While you can still get high quality floppy disks, there is nothing wrong with them. You must handle them properly and keep them clean, but that's only a problem for children and idiots. When demand falls and they are no longer profitable to manufacture at high quality levels, low quality media dominate the supply and you have problems.
I watched this happen with floppy media. When floppy disks were common in the 80's you had great quality disks from top tier Japanese manufacturers at low cost. Media failure was rare and you could rely on a disk day after day for years. Then, as demand for floppies dropped, and these manufacturers fobbed off legacy products to low cost manufacturers, floppy media became terrible.

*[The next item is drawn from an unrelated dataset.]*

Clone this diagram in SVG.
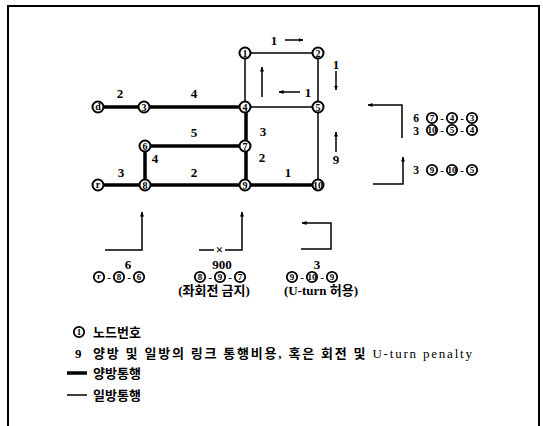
<svg xmlns="http://www.w3.org/2000/svg" width="543" height="426" viewBox="0 0 543 426">
<defs>
<marker id="ah" viewBox="0 0 10 10" refX="9" refY="5" markerWidth="5" markerHeight="5" orient="auto-start-reverse" markerUnits="userSpaceOnUse">
<path d="M0,1 L10,5 L0,9 z" fill="#000"/>
</marker>
<style>
.thick{stroke:#000;stroke-width:3.5;fill:none}
.thin{stroke:#000;stroke-width:1.5;fill:none}
.ar{stroke:#000;stroke-width:1.5;fill:none;marker-end:url(#ah)}
.num{font-family:"Liberation Serif",serif;font-weight:bold;font-size:13px;text-anchor:middle;dominant-baseline:central}
.sn{font-family:"Liberation Serif",serif;font-weight:bold;font-size:11.5px;text-anchor:middle;dominant-baseline:central}
.nc{fill:#fff;stroke:#000;stroke-width:2}
.nt{font-family:"Liberation Serif",serif;font-weight:bold;font-size:10px;text-anchor:middle;dominant-baseline:central}
.cc{fill:#fff;stroke:#000;stroke-width:1.8}
.ct{font-family:"Liberation Serif",serif;font-weight:bold;font-size:9px;text-anchor:middle;dominant-baseline:central}
.hy{font-family:"Liberation Serif",serif;font-weight:bold;font-size:11px;text-anchor:middle;dominant-baseline:central}
.kr{font-family:"Liberation Serif","Noto Sans CJK KR",serif;font-weight:bold;font-size:13px;dominant-baseline:central}
</style>
</defs>
<rect width="543" height="426" fill="#fff"/>
<polyline points="8,426 8,6 539,6 539,426" fill="none" stroke="#000" stroke-width="2"/>

<g id="connectors">
<line class="thin" x1="245" y1="53" x2="318" y2="53"/>
<line class="thin" x1="245" y1="53" x2="245" y2="107"/>
<line class="thin" x1="318" y1="53" x2="318" y2="107"/>
<line class="thin" x1="245" y1="107" x2="318" y2="107"/>
<line class="thin" x1="318" y1="107" x2="318" y2="185"/>
<line class="thick" x1="98" y1="107" x2="144" y2="107"/>
<line class="thick" x1="144" y1="107" x2="245" y2="107"/>
<line class="thick" x1="246" y1="107" x2="246" y2="146"/>
<line class="thick" x1="246" y1="146" x2="246" y2="185"/>
<line class="thick" x1="145" y1="146" x2="245" y2="146"/>
<line class="thick" x1="145" y1="146" x2="145" y2="185"/>
<line class="thick" x1="98" y1="185" x2="145" y2="185"/>
<line class="thick" x1="145" y1="185" x2="245" y2="185"/>
<line class="thick" x1="245" y1="185" x2="318" y2="185"/>
</g>

<g id="link-labels">
<text class="num" x="274" y="40">1</text>
<line class="ar" x1="285" y1="40" x2="303" y2="40"/>
<text class="num" x="336" y="64">1</text>
<line class="ar" x1="336" y1="71" x2="336" y2="90"/>
<line class="ar" x1="262" y1="97" x2="262" y2="67"/>
<line class="ar" x1="300" y1="92" x2="279" y2="92"/>
<text class="num" x="308" y="92">1</text>
<text class="num" x="120" y="93">2</text>
<text class="num" x="194" y="93">4</text>
<text class="num" x="194" y="132">5</text>
<text class="num" x="263" y="131">3</text>
<text class="num" x="155" y="158">4</text>
<text class="num" x="262" y="157">2</text>
<line class="ar" x1="336" y1="152" x2="336" y2="132"/>
<text class="num" x="336" y="159">9</text>
<text class="num" x="121" y="172">3</text>
<text class="num" x="194" y="172">2</text>
<text class="num" x="288" y="172">1</text>
</g>

<g id="node-1"><circle class="nc" cx="245" cy="53" r="5.5"/><text class="nt" x="245" y="53">1</text></g>
<g id="node-2"><circle class="nc" cx="318" cy="53" r="5.5"/><text class="nt" x="318" y="53">2</text></g>
<g id="node-d"><circle class="nc" cx="98" cy="107" r="5.5"/><text class="nt" x="98" y="106">d</text></g>
<g id="node-3"><circle class="nc" cx="144" cy="107" r="5.5"/><text class="nt" x="144" y="107">3</text></g>
<g id="node-4"><circle class="nc" cx="245" cy="107" r="5.5"/><text class="nt" x="245" y="107">4</text></g>
<g id="node-5"><circle class="nc" cx="318" cy="107" r="5.5"/><text class="nt" x="318" y="107">5</text></g>
<g id="node-6"><circle class="nc" cx="145" cy="146" r="5.5"/><text class="nt" x="145" y="146">6</text></g>
<g id="node-7"><circle class="nc" cx="245" cy="146" r="5.5"/><text class="nt" x="245" y="146">7</text></g>
<g id="node-r"><circle class="nc" cx="98" cy="185" r="5.5"/><text class="nt" x="98" y="184">r</text></g>
<g id="node-8"><circle class="nc" cx="145" cy="185" r="5.5"/><text class="nt" x="145" y="185">8</text></g>
<g id="node-9"><circle class="nc" cx="245" cy="185" r="5.5"/><text class="nt" x="245" y="185">9</text></g>
<g id="node-10"><circle class="nc" cx="318" cy="185" r="5.5"/><text class="nt" x="318" y="185" font-size="8">10</text></g>

<g id="turn-right">
<polyline class="ar" points="402,138 402,105 368,105"/>
<text class="sn" x="416" y="117.5">6</text>
<circle class="cc" cx="432" cy="118" r="5.2"/><text class="ct" x="432" y="118">7</text>
<text class="hy" x="442" y="118">-</text>
<circle class="cc" cx="452" cy="118" r="5.2"/><text class="ct" x="452" y="118">4</text>
<text class="hy" x="462" y="118">-</text>
<circle class="cc" cx="472" cy="118" r="5.2"/><text class="ct" x="472" y="118">3</text>
<text class="sn" x="416" y="130.5">3</text>
<circle class="cc" cx="432" cy="130" r="5.2"/><text class="ct" x="432" y="130" font-size="7.5">10</text>
<text class="hy" x="442" y="130">-</text>
<circle class="cc" cx="452" cy="130" r="5.2"/><text class="ct" x="452" y="130">5</text>
<text class="hy" x="462" y="130">-</text>
<circle class="cc" cx="472" cy="130" r="5.2"/><text class="ct" x="472" y="130">4</text>
<polyline class="ar" points="373,184 403,184 403,157"/>
<text class="sn" x="416" y="170">3</text>
<circle class="cc" cx="432" cy="170" r="5.2"/><text class="ct" x="432" y="170">9</text>
<text class="hy" x="442" y="170">-</text>
<circle class="cc" cx="452" cy="170" r="5.2"/><text class="ct" x="452" y="170" font-size="7.5">10</text>
<text class="hy" x="462" y="170">-</text>
<circle class="cc" cx="472" cy="170" r="5.2"/><text class="ct" x="472" y="170">5</text>
</g>

<g id="turn-1">
<polyline class="ar" points="105,250 142,250 142,212"/>
<text class="num" x="128" y="264">6</text>
<circle class="cc" cx="99" cy="277" r="5.2"/><text class="ct" x="99" y="276">r</text>
<text class="hy" x="109" y="277">-</text>
<circle class="cc" cx="119" cy="277" r="5.2"/><text class="ct" x="119" y="277">8</text>
<text class="hy" x="129" y="277">-</text>
<circle class="cc" cx="139" cy="277" r="5.2"/><text class="ct" x="139" y="277">6</text>
</g>
<g id="turn-2">
<line class="thin" x1="199" y1="250" x2="214" y2="250"/>
<polyline class="ar" points="225,250 242,250 242,212"/>
<text class="num" x="219.5" y="249.5" font-size="11">×</text>
<text class="num" x="222" y="264">900</text>
<circle class="cc" cx="200" cy="277" r="5.2"/><text class="ct" x="200" y="277">8</text>
<text class="hy" x="210" y="277">-</text>
<circle class="cc" cx="220" cy="277" r="5.2"/><text class="ct" x="220" y="277">9</text>
<text class="hy" x="230" y="277">-</text>
<circle class="cc" cx="240" cy="277" r="5.2"/><text class="ct" x="240" y="277">7</text>
<text class="kr" x="214" y="290" text-anchor="middle">(좌회전 금지)</text>
</g>
<g id="turn-3">
<polyline class="ar" points="301,249 331,249 331,223 302,223"/>
<text class="num" x="317" y="264">3</text>
<circle class="cc" cx="292" cy="277" r="5.2"/><text class="ct" x="292" y="277">9</text>
<text class="hy" x="302" y="277">-</text>
<circle class="cc" cx="312" cy="277" r="5.2"/><text class="ct" x="312" y="277" font-size="7.5">10</text>
<text class="hy" x="322" y="277">-</text>
<circle class="cc" cx="332" cy="277" r="5.2"/><text class="ct" x="332" y="277">9</text>
<text class="kr" x="321" y="290" text-anchor="middle">(U-turn 허용)</text>
</g>

<g id="legend">
<circle class="cc" cx="79" cy="332" r="5.2"/><text class="ct" x="79" y="332">1</text>
<text class="kr" x="93" y="332">노드번호</text>
<text class="kr" x="75" y="353">9</text>
<text class="kr" x="93" y="353" textLength="379" lengthAdjust="spacing">양방 및 일방의 링크 통행비용, 혹은 회전 및 <tspan font-weight="normal">U-turn penalty</tspan></text>
<line class="thick" x1="67" y1="373" x2="87" y2="373"/>
<text class="kr" x="93" y="373">양방통행</text>
<line class="thin" x1="67" y1="395" x2="87" y2="395"/>
<text class="kr" x="93" y="395">일방통행</text>
</g>
</svg>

By the mid to late 90's, floppy media bought retail was very unreliable. For a brief time I was salvaging stacks of disks that came with commercial software because the software vendors were still able to secure good media, while the retail blanks you found in stores was just this side of e-waste. I used them with expensive instruments that had integral (high quality) floppy drives, long after PCs stopped using them.
Does that matter? Manufacturing them ain't hard and current supplies are big enough to sustain the small demand. What matters is that I can buy floppies and will be able to for a very long time if not indefinitely.
Nothing if it still does the job. I buy new things when they can't do their job anymore or I have a new problem to solve. My desktop and car are over 12 years old.